Senate GOP advances Trump-backed bill despite soaring cost and health coverage losses

Senate Republicans narrowly voted 51–49 to advance debate on a sweeping domestic policy bill championed by President Trump, even as a new Congressional Budget Office (CBO) estimate revealed the legislation would add at least $3.3 trillion to the national debt over a decade — and result in 11.8 million Americans losing health coverage by 2034.
The bill extends and expands 2017 tax cuts, slashes federal spending on Medicaid and food assistance, and imposes new work requirements for safety-net programs. It also includes new tax benefits for businesses and targeted provisions to win over key Senate holdouts.
Key facts:
- Debt impact: The Senate bill would increase the federal debt by $3.3 trillion, or closer to $4 trillion when interest is included — $900 billion more than the House version.
- Health care: Cuts would reduce federal spending by $1.1 trillion, stripping coverage from nearly 12 million Americans over 10 years.

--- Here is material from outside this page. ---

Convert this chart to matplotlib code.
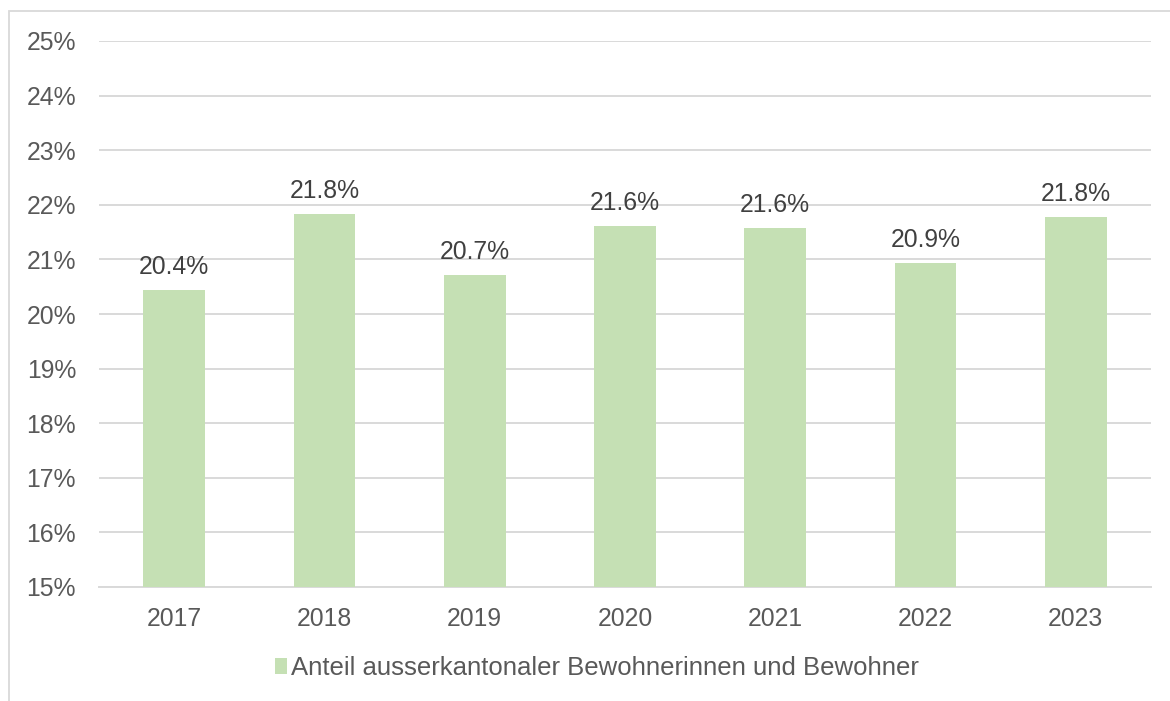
import matplotlib
matplotlib.use("Agg")
import matplotlib.pyplot as plt
from matplotlib.patches import Rectangle

years = ["2017", "2018", "2019", "2020", "2021", "2022", "2023"]
values = [20.44, 21.83, 20.71, 21.61, 21.58, 20.94, 21.77]
labels = ["20.4%", "21.8%", "20.7%", "21.6%", "21.6%", "20.9%", "21.8%"]
yticks = [15, 16, 17, 18, 19, 20, 21, 22, 23, 24, 25]
series_name = "Anteil ausserkantonaler Bewohnerinnen und Bewohner"

plt.rcParams['font.family'] = ['Liberation Sans', 'DejaVu Sans']

W, H = 1170, 701
FS = 17.8
fig = plt.figure(figsize=(W / 100, H / 100), dpi=100)
ax = fig.add_axes([99 / W, 1 - 587 / H, (1151 - 99) / W, (587 - 41) / H])

green = "#C5E0B4"
x = list(range(len(years)))
bars = ax.bar(x, [v - 15 for v in values], bottom=15, width=0.41, color=green,
              label=series_name, zorder=3)
for xi, v, lab in zip(x, values, labels):
    ax.text(xi, v + 0.42, lab, ha="center", va="center", fontsize=FS,
            color="#404040", zorder=4)

ax.set_ylim(15, 25)
ax.set_xlim(-0.5, len(years) - 0.5)
ax.set_yticks(yticks)
ax.set_yticklabels([f"{t}%" for t in yticks])
ax.set_xticks(x)
ax.set_xticklabels(years)
ax.tick_params(axis="both", length=0, labelsize=FS, colors="#595959")
ax.tick_params(axis="y", pad=16.5)
ax.tick_params(axis="x", pad=14.5)
ax.grid(axis="y", color="#D9D9D9", linewidth=1.4, zorder=0)
for s in ["top", "right", "left"]:
    ax.spines[s].set_visible(False)
ax.spines["bottom"].set_color("#D9D9D9")
ax.spines["bottom"].set_linewidth(1.4)

leg = fig.legend(handles=[bars], labels=[series_name], loc="center",
                 bbox_to_anchor=(597 / W, 1 - 668 / H), frameon=False,
                 fontsize=18.5, handlelength=0.45, handleheight=0.6,
                 handletextpad=0.15, labelcolor="#595959")

fig.patches.append(Rectangle((9 / W, -0.1), 1.2, 1 - 11 / H + 0.1,
                             transform=fig.transFigure, fill=False,
                             edgecolor="#D9D9D9", linewidth=1.3))

fig.savefig("out.png", dpi=100, facecolor="white")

- Tax changes: Adds $4.5 trillion in cuts, including permanent corporate breaks and temporary increases to the state/local tax deduction.
- Policy trade-offs: $25 billion for rural hospitals and carve-outs for Alaska helped secure Republican support.
- Major differences from House bill: Larger tax cuts, sharper clean energy rollbacks, and weaker offsets violate a cost cap set by House fiscal hawks.
Republican leaders aim to finalize Senate passage before July 4, but Democrats have forced procedural delays. House Republicans may resist the bill’s ballooning cost, placing final passage in doubt.